A review by notlikethebeer
His Bloody Project: Documents Relating to the Case of Roderick Macrae by Graeme Macrae Burnet

challenging dark medium-paced
  • Plot- or character-driven? Character
  • Strong character development? No
  • Loveable characters? It's complicated
  • Diverse cast of characters? No
  • Flaws of characters a main focus? It's complicated

3.75

For those who are about to complete the same Google search I did: yes, this is fiction, but yes, it is made to appear like non-fiction. I hope I could be of service. Anyway. I wasn't really sure what to expect going into this (see also: having to Google whether it was fiction or non-fiction), maybe in part because I've not read anything quite like it before. 
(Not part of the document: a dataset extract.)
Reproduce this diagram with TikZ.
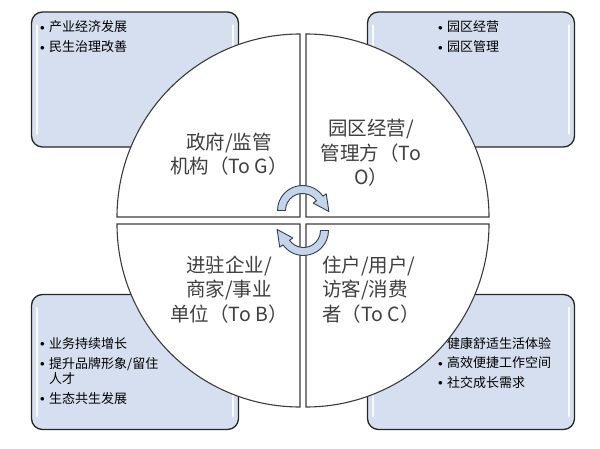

Told in multiple parts - through witness reports, trial notes, a psychiatrist report, and a written account from the accused - His Bloody Project does not hold back on the spoilers. Both in the blurb and in the first page, you know exactly who did it, even if you don't know quite what he did, or why. The what is made clearer throughout the book; the why is left for you to decide. That being said, it's not akin to the current trend of books that encourage the reader to play detective. More, it's a rumination on truth and evidence, on what we do when there are narratives that cannot fit into the same puzzle.

I read this shortly before I read American Psycho, and I think that provided a really interesting (if traumatising!) experience; both are very visceral accounts* that play with perceptions of truth and reality, and I think I gained a lot to both by reading them side-by-side. (*That is by no means to say that His Bloody Project even NEARLY reaches the levels of intensity that American Psycho does!).